A society such as our own that is fortunate enough to take the possibility of “ghastly explosion” for granted (or, perhaps more accurately, one that has already endured its ghastly explosion and expunged its most egregious constitutional defect by way of a bloody civil war) rightly has higher and more extensive ambitions for its constitutional law than mere survival. But it should be equally obvious that other countries are not (yet) so fortunate. Nor is the international community, which remains characterized by what Hoebel called “primitive law” on a global scale. Law exists, but vindication of the law is largely a matter of self-help; rules exist, but enforcement and observance of the rules occurs on the basis of non-legal considerations, and at the discretion of the powerful. The prospect of ghastly explosion stalks the system. The international legal order needs to be infused with principles capable of commanding allegiance, and to be backed by mechanisms and institutions that are capable of rendering those principles meaningful yet do not amount to a new, uniquely terrifying Leviathan of global government. In short, the world is in need of constitutionalization.
Can constitutional theory rise to the challenge?
Are we to have the kind of constitutional theory that is narrowly preoccupied with judicial hermeneutics?

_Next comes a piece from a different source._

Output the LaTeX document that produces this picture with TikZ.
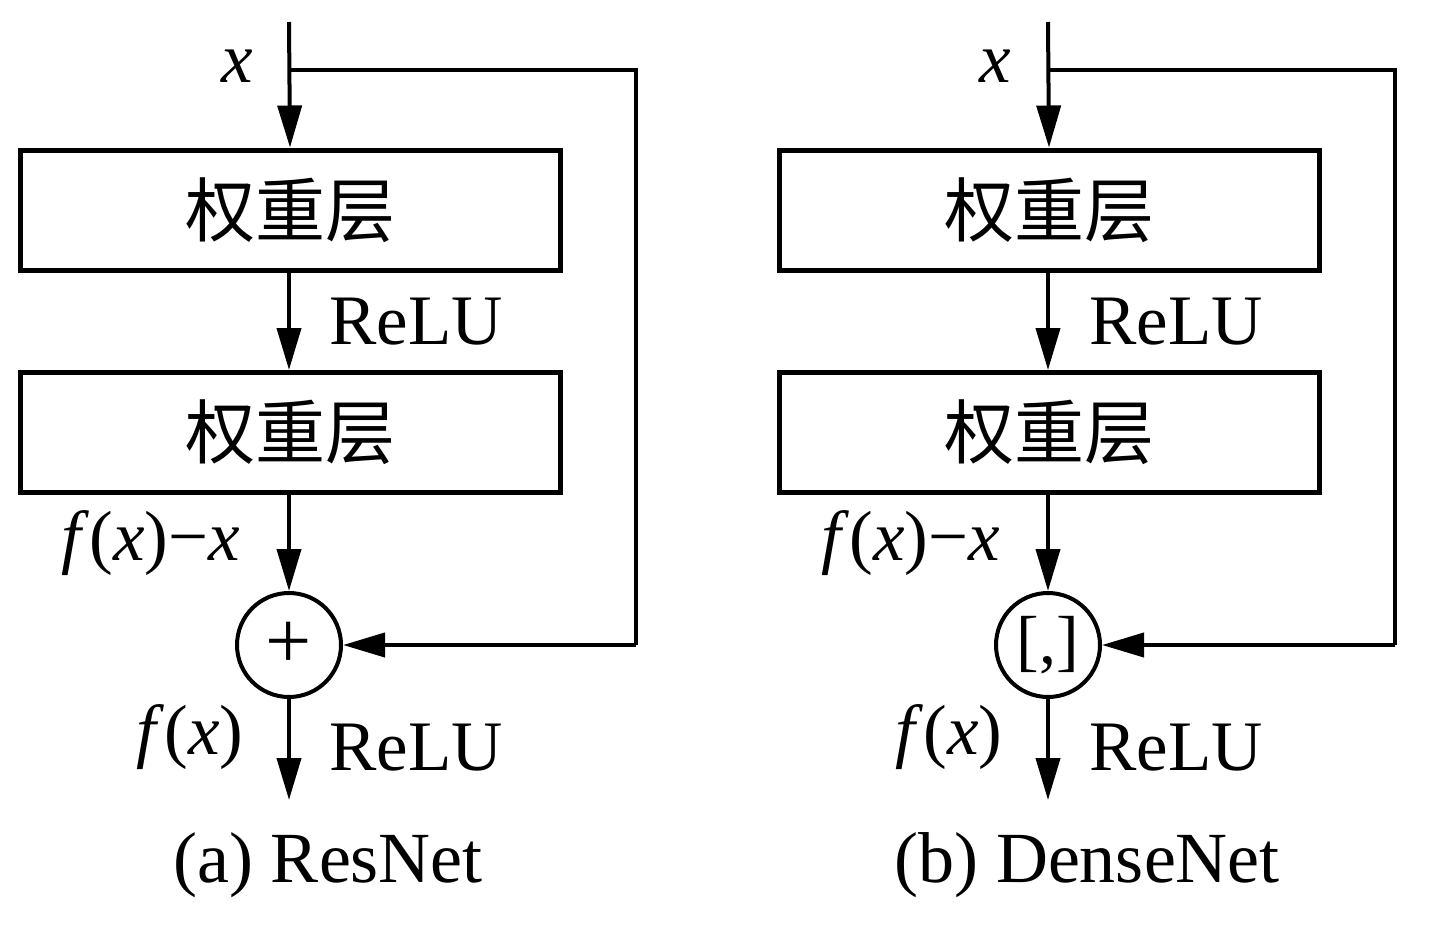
\documentclass[tikz,border=0pt]{standalone}
\usepackage{fontspec}
\setmainfont{Liberation Serif}
\newfontfamily\cjk{Noto Sans CJK SC}
\usetikzlibrary{arrows.meta}
\begin{document}
\begin{tikzpicture}[x=1pt,y=-1pt,
  ln/.style={line width=4pt},
  arr/.style={line width=4pt,-{Triangle[length=42pt,width=24pt]}},
  layerbox/.style={draw,line width=5pt,rectangle,minimum width=540pt,minimum height=120pt,inner sep=0pt,font=\cjk\fontsize{70}{72}\selectfont},
  opnode/.style={draw,line width=4pt,circle,minimum size=104pt,inner sep=0pt},
  lbl/.style={inner sep=0pt,font=\fontsize{71}{72}\selectfont},
  captext/.style={inner sep=0pt,font=\fontsize{72}{74}\selectfont}
]
\useasboundingbox (0,0) rectangle (1446,924);
% ---------- (a) ResNet ----------
\coordinate (ain) at (289,22);
\coordinate (abr) at (289,70);
\coordinate (acor) at (636,645);
\coordinate (aout) at (289,800);
\node[layerbox] (a1) at (290,210) {权重层};
\node[layerbox] (a2) at (290,432.5) {权重层};
\node[opnode,font=\fontsize{82}{82}\selectfont] (ac) at (289,645) {+};
\draw[arr] (ain) -- (a1.north);
\draw[ln] (abr) -| (acor);
\draw[arr] (acor) -- (ac.east);
\draw[arr] (a1.south -| ain) -- (a2.north -| ain);
\draw[arr] (a2.south -| ain) -- (ac.north);
\draw[arr] (ac.south) -- (aout);
\node[lbl] (ax) at (237,66) {\textit{x}};
\node[lbl,anchor=west] (ar1) at (329,322) {ReLU};
\node[lbl] (afx1) at (151,543) {\textit{f}(\textit{x})−\textit{x}};
\node[lbl] (afx2) at (190,737) {\textit{f}(\textit{x})};
\node[lbl,anchor=west] (ar2) at (329,748) {ReLU};
\node[captext] (acap) at (328,865) {(a) ResNet};
% ---------- (b) DenseNet ----------
\coordinate (bin) at (1048,22);
\coordinate (bbr) at (1048,70);
\coordinate (bcor) at (1395,645);
\coordinate (bout) at (1048,800);
\node[layerbox] (b1) at (1049,210) {权重层};
\node[layerbox] (b2) at (1049,432.5) {权重层};
\node[opnode,font=\fontsize{68}{68}\selectfont] (bc) at (1048,645) {[,]};
\draw[arr] (bin) -- (b1.north);
\draw[ln] (bbr) -| (bcor);
\draw[arr] (bcor) -- (bc.east);
\draw[arr] (b1.south -| bin) -- (b2.north -| bin);
\draw[arr] (b2.south -| bin) -- (bc.north);
\draw[arr] (bc.south) -- (bout);
\node[lbl] (bx) at (995,66) {\textit{x}};
\node[lbl,anchor=west] (br1) at (1089,322) {ReLU};
\node[lbl] (bfx1) at (911,543) {\textit{f}(\textit{x})−\textit{x}};
\node[lbl] (bfx2) at (949,737) {\textit{f}(\textit{x})};
\node[lbl,anchor=west] (br2) at (1089,748) {ReLU};
\node[captext] (bcap) at (1087,865) {(b) DenseNet};
\end{tikzpicture}
\end{document}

Should we spend another fifty years debating the implications of the so-called “counter-majoritarian dilemma,” on the questionable assumption that such a dilemma even exists? Is constitutional theory to be a parochial discipline that reaches no further than the country’s borders and treats the rest of humanity as largely irrelevant, except perhaps for historical purposes?
Or will we have the kind of constitutional theory that concerns itself with questions of institutional design, and on ascertaining which interests and outcomes are privileged by what kinds of rules, practices, and structures? Will constitutional theory look beyond our borders (http://www.comparativeconstitutions.org) for a better understanding of the impact of different design choices? Will constitutional theorists seek to discern in domestic practice what is worthy of global constitutionalism, and find in global constitutionalism what is worthy of domestic practice? Can constitutional theory help to foster a dialectic that advances not simply the development of American constitutional law, but rather the development of constitutionalism more generally?